Suzanne n'a plus besoin de mots mais seulement d'images qui valent bien plus, parfois statiques, parfois en mouvement ; dans Suzanne, la réalisatrice préfère le mouvement souvent léger de la caméra, imperceptible presque, qui fait sentir qu'il existe tout en se faisant oublier du spectateur. Suzanne, plutôt que d'être bavard et logorrhéique, le cinéma privilégie l'intensité des regards de Sarah Forestier, la présence d'Adèle Haenel forte et unique au milieu de la foule, les rictus instables et torturés de François Damiens, d'un coin de la bouche à l'autre. En raison de cela, Suzanne réussit à porter le projet ambitieux de saisir l'horreur du temps qui passe beaucoup trop vite et nous fait passer avec lui beaucoup trop éphémères. Thème social, thème marseillais, thème de la jeunesse, on va pas repasser la question inutile et sans réponse possible qui revient à savoir si La Vie d'Adèle est un film sur l'homosexualité. Si Suzanne a un thème, c'est le temps.
Et ce film a très bien compris que le temps est d'une cruauté qui ne fait aucune différence entre nous et n'offre pas de sens à notre existence. Si le scénario n'était assez désespéré, la fuite du temps qui fait passer trente ans en une heure et demie vous comblera. Suzanne filme des passants éphémères et des choses du monde qui n'ont pas de sens. La mère morte n'a pas spécialement d'incidence sur le devenir ou le ressenti des héros, à peine Suzanne y pense-t-elle de temps en temps y pense sans que ce ne soit son drame. Le père n'est camionneur que pour offrir de belles images d'une jeunesse à peu près heureuse dans sa banlieue et des lèvres épaisses d'Adèle prêtes à bouffer du sauciflard comme une salope, et peut-être aussi pour nous montrer que Katelle aime visiblement Robert Guédiguian, elle a le droit. Et le film n'épargne donc rien de l'unicité de chaque vie humaine ; on les voit enfant, sans problèmes, heureuses, et la meilleure chose que puisse produire ce film, c'est de rappeler à tous que dans une taularde qui finit à l'autre bout du monde livrée elle-même à la police avec une rare dignité dans le regard et le sourire, il y a toujours une enfance en train de se perdre.

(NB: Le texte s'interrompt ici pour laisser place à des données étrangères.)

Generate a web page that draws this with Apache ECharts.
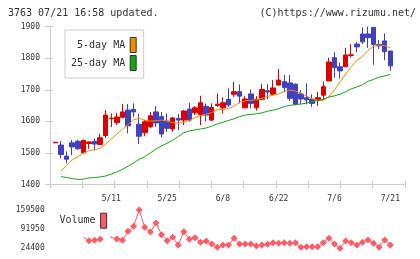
<!DOCTYPE html>
<html><head><meta charset="utf-8">
<script src="https://cdn.jsdelivr.net/npm/echarts@6/dist/echarts.min.js"></script>
<style>html,body{margin:0;padding:0;background:#fff}#c{width:420px;height:259px}</style>
</head><body><div id="c"></div>
<script>
const dates = ['4/24','4/25','4/26','4/27','4/28','5/1','5/2','5/8','5/9','5/10','5/11','5/12','5/15','5/16','5/17','5/18','5/19','5/22','5/23','5/24','5/25','5/26','5/29','5/30','5/31','6/1','6/2','6/5','6/6','6/7','6/8','6/9','6/12','6/13','6/14','6/15','6/16','6/19','6/20','6/21','6/22','6/23','6/26','6/27','6/28','6/29','6/30','7/3','7/4','7/5','7/6','7/7','7/10','7/11','7/12','7/13','7/14','7/18','7/19','7/20','7/21'];
const xLabels = ['5/11','5/25','6/8','6/22','7/6','7/21'];
const priceTicks = [1400,1500,1600,1700,1800,1900];
const volumeTicks = [24400,91950,159500];
const opens  = [1532,1525,1490,1532,1537,1500,1530,1537,1527,1555,1608,1596,1613,1636,1638,1591,1564,1583,1630,1615,1601,1576,1609,1604,1639,1627,1622,1648,1604,1650,1643,1670,1686,1694,1643,1687,1643,1670,1697,1686,1715,1726,1722,1718,1687,1675,1671,1668,1683,1728,1802,1773,1773,1809,1845,1877,1877,1898,1844,1855,1823];
const closes = [1534,1495,1480,1519,1513,1540,1535,1528,1548,1620,1610,1614,1630,1586,1630,1553,1599,1618,1595,1560,1578,1611,1604,1633,1604,1643,1659,1620,1644,1654,1659,1652,1694,1680,1671,1657,1670,1701,1693,1706,1731,1707,1673,1654,1671,1668,1657,1675,1710,1788,1770,1760,1810,1811,1836,1852,1865,1844,1839,1821,1776];
const lows   = [1532,1483,1467,1493,1510,1500,1513,1508,1525,1548,1582,1588,1610,1562,1614,1528,1553,1578,1583,1549,1567,1567,1572,1588,1599,1620,1588,1599,1601,1646,1625,1646,1678,1657,1641,1641,1634,1667,1670,1683,1715,1694,1665,1651,1654,1654,1646,1649,1668,1728,1738,1736,1773,1802,1819,1845,1833,1779,1829,1794,1760];
const highs  = [1534,1537,1505,1541,1542,1542,1537,1546,1561,1636,1625,1627,1655,1655,1657,1623,1604,1630,1648,1630,1625,1614,1623,1636,1659,1648,1681,1657,1657,1689,1676,1705,1725,1717,1681,1701,1680,1718,1718,1731,1766,1747,1747,1720,1699,1720,1686,1694,1726,1802,1819,1786,1833,1845,1852,1898,1900,1898,1858,1879,1823];
const ma5  = [null,1442,1462,1478,1488,1500,1507,1510,1515,1528,1545,1560,1575,1590,1605,1610,1604,1601,1602,1604,1601,1596,1595,1596,1603,1612,1618,1622,1628,1637,1638,1640,1649,1660,1665,1667,1668,1673,1679,1683,1687,1695,1699,1696,1690,1680,1671,1667,1667,1679,1700,1725,1750,1773,1793,1806,1825,1838,1842,1840,1833];
const ma25 = [null,1425,1422,1419,1416,1417,1421,1422,1424,1427,1433,1440,1448,1458,1468,1480,1488,1500,1512,1522,1531,1540,1552,1564,1570,1573,1576,1579,1585,1592,1597,1603,1608,1615,1620,1622,1624,1627,1632,1636,1640,1647,1651,1653,1655,1658,1662,1666,1670,1677,1681,1686,1694,1703,1709,1716,1727,1733,1740,1744,1749];
const volumes = [null,null,null,null,null,63200,51200,52600,56100,null,63200,57200,52600,84400,102000,159500,98500,81900,113600,72400,51200,63200,36000,83000,56100,61800,45600,50100,39600,27900,36000,36000,59700,39600,39600,39600,32500,36000,38500,44200,42000,44200,42000,44200,27900,30000,30000,30000,44200,59700,39600,24400,50100,44200,36000,45600,53700,42000,27900,53700,36000];

const RED = '#dd0000', BLUE = '#4040c0', ORANGE = '#f08c00', GREEN = '#14a514', VOL = '#ff5a66', AX = '#cccccc';
const FONT = 'DejaVu Sans Mono';

const candleData = dates.map((d, i) => [opens[i], closes[i], lows[i], highs[i]]);
const volData = volumes.map((v, i) => {
  if (i === 5) return { value: v, symbolSize: 0 };
  if (i === 10) return { value: v, symbolSize: 2 };
  return v;
});

const TOP = 26.7, H = 157.8;
const chart = echarts.init(document.getElementById('c'), null, { renderer: 'canvas' });
chart.setOption({
  animation: false,
  backgroundColor: '#fff',
  graphic: [
    { type: 'text', left: 8, top: 8, style: { text: '3763 07/21 16:58 updated.', font: '10px ' + FONT, fill: '#333' } },
    { type: 'text', right: 4, top: 8, style: { text: '(C)https://www.rizumu.net/', font: '10px ' + FONT, fill: '#333' } }
  ],
  legend: [
    { data: ['5-day MA', '25-day MA'], orient: 'vertical', left: 65, top: 30, align: 'right',
      itemWidth: 6, itemHeight: 15, itemGap: 2, padding: [7, 7, 7, 6], icon: 'rect',
      backgroundColor: '#fff', borderColor: AX, borderWidth: 1, selectedMode: false,
      formatter: n => n.padStart(9, ' '),
      itemStyle: { borderColor: '#333', borderWidth: 1 },
      textStyle: { fontFamily: FONT, fontSize: 10, color: '#333' } },
    { data: ['Volume'], left: 59.5, top: 212.7, align: 'right', itemWidth: 6, itemHeight: 15, padding: 0,
      icon: 'rect', selectedMode: false,
      itemStyle: { borderColor: '#333', borderWidth: 1 },
      textStyle: { fontFamily: FONT, fontSize: 10, color: '#333' } }
  ],
  grid: [
    { left: 52.7, top: TOP, width: 340.4, height: H },
    { left: 50, top: TOP, width: 355, height: H },
    { left: 50, top: TOP, width: 355, height: H },
    { left: 52.7, top: 210, width: 340.4, height: 38.3 }
  ],
  xAxis: [
    { gridIndex: 0, type: 'category', data: dates, boundaryGap: true,
      axisLine: { show: false }, axisTick: { show: false },
      axisLabel: { interval: (i, v) => xLabels.includes(v), margin: 10, fontFamily: FONT, fontSize: 8, color: '#333' } },
    { gridIndex: 1, type: 'value', min: 0, max: 11, interval: 1,
      axisLine: { lineStyle: { color: AX } }, axisTick: { length: 4, lineStyle: { color: AX } },
      axisLabel: { show: false }, splitLine: { show: false } },
    { gridIndex: 2, type: 'value', min: 0, max: 11, interval: 1,
      axisLine: { show: false }, axisTick: { inside: true, length: 4, lineStyle: { color: AX } },
      axisLabel: { show: false }, splitLine: { show: false } },
    { gridIndex: 3, type: 'category', data: dates, boundaryGap: true, show: false }
  ],
  yAxis: [
    { gridIndex: 0, type: 'value', min: 1400, max: 1900, show: false, splitLine: { show: false } },
    { gridIndex: 1, type: 'value', min: 1400, max: 1900, interval: 100,
      axisLine: { show: true, lineStyle: { color: AX } }, axisTick: { show: true, length: 5, lineStyle: { color: AX } },
      axisLabel: { margin: 10, formatter: v => priceTicks.includes(v) ? String(v) : '', fontFamily: FONT, fontSize: 8, color: '#333' },
      splitLine: { show: false } },
    { gridIndex: 2, type: 'value', min: 1400, max: 1900, interval: 100,
      axisLine: { show: false }, axisTick: { show: true, inside: true, length: 3, lineStyle: { color: AX } },
      axisLabel: { show: false }, splitLine: { show: false } },
    { gridIndex: 3, type: 'value', min: 24400, max: 159500,
      axisLine: { show: false }, axisTick: { show: false }, splitLine: { show: false },
      axisLabel: { customValues: volumeTicks, margin: 8, formatter: v => String(v), fontFamily: FONT, fontSize: 8, color: '#333' } }
  ],
  series: [
    { name: 'price', type: 'candlestick', xAxisIndex: 0, yAxisIndex: 0, data: candleData, barWidth: 5, clip: false,
      itemStyle: { color: RED, color0: BLUE, borderColor: RED, borderColor0: BLUE, borderWidth: 1 } },
    { name: '5-day MA', type: 'line', xAxisIndex: 0, yAxisIndex: 0, data: ma5, showSymbol: false, symbol: 'none',
      lineStyle: { color: ORANGE, width: 1 }, itemStyle: { color: ORANGE } },
    { name: '25-day MA', type: 'line', xAxisIndex: 0, yAxisIndex: 0, data: ma25, showSymbol: false, symbol: 'none',
      lineStyle: { color: GREEN, width: 1 }, itemStyle: { color: GREEN } },
    { name: 'Volume', type: 'line', xAxisIndex: 3, yAxisIndex: 3, data: volData, symbol: 'diamond', symbolSize: 7,
      showSymbol: true, showAllSymbol: true,
      connectNulls: false, lineStyle: { color: VOL, width: 1 }, itemStyle: { color: VOL } }
  ]
});
</script></body></html>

Que cette femme-là s'appelle Suzanne Merevsky, Jeanne Serein à qui on a volé l'identité et qui n'en saura rien, le nom de n'importe quelle femme célèbre, ou bien d'Albertine Sarrazin. La chère Albertine m'intrigue d'ailleurs. Suzanne et Albertine sont nées à Alès et sentent toutes les deux les docks et la garrigue. Le malfrat d'Albertine se nommait Julien aussi, et le rêve de tout faire par amour rappelle l'une à l'autre. Suzanne c'est une sorte de biopic d'Albertine Sarrazin, qui lie avec un peu d'ambiguité cette inconnue et ce symbole d'une jeunesse qui rêve d'évasion et de vers libres d'amour en se pétant l'astragale en grimpant un parapet.
Comme témoigne cet exemple-là, Suzanne a de temps en temps des éléments qui font sens. D'autres sont totalement gratuits. On ne sait pas trop lesquels, lesquels le sont vraiment ou lesquels en ont l'air. Puisqu'on ne peut s'empêcher de comparer les réalisateurs français contemporains entre eux, chez Kechiche et surtout dans La Vie d'Adèle (pub pour ma critique fondamentale dis-je avec une humilité digne d'Yves Saint Laurent), absolument tous les instants font partie d'une architecture de sens parfaite. Dans Suzanne c'est plus flou, ou en tout cas cela demande une seconde lecture pour savoir si ce film est instants de vie passés au fil d'une histoire - valises, ou si au contraire il est une histoire - valise soutenue et renforcée par une architecture de sens.
C'est bien aussi qu'il nous laisse un peu flotter et aille tellement vite qu'on ne puisse pas avoir le temps de se poser des questions. Vu la beauté du film, ne pas se poser de questions ressemble à une nécessité. Suzanne est à apprécier par les images plus que par mes mots qui ici sont assez abstraits et n'ont pas encore déterminé si le film tend plus vers Abdellatif ou verts Robert (oui quand j'aime j'appelle les gens par leur prénom, et j'aime Kechiche et Guédiguian). Ou bien, il tend vers Katell Quillévéré, et elle a réussi à happer les spectateurs heureux, aux goûts aussi simples que moi, vers un cinéma qui va émerger avec une force poétique immense.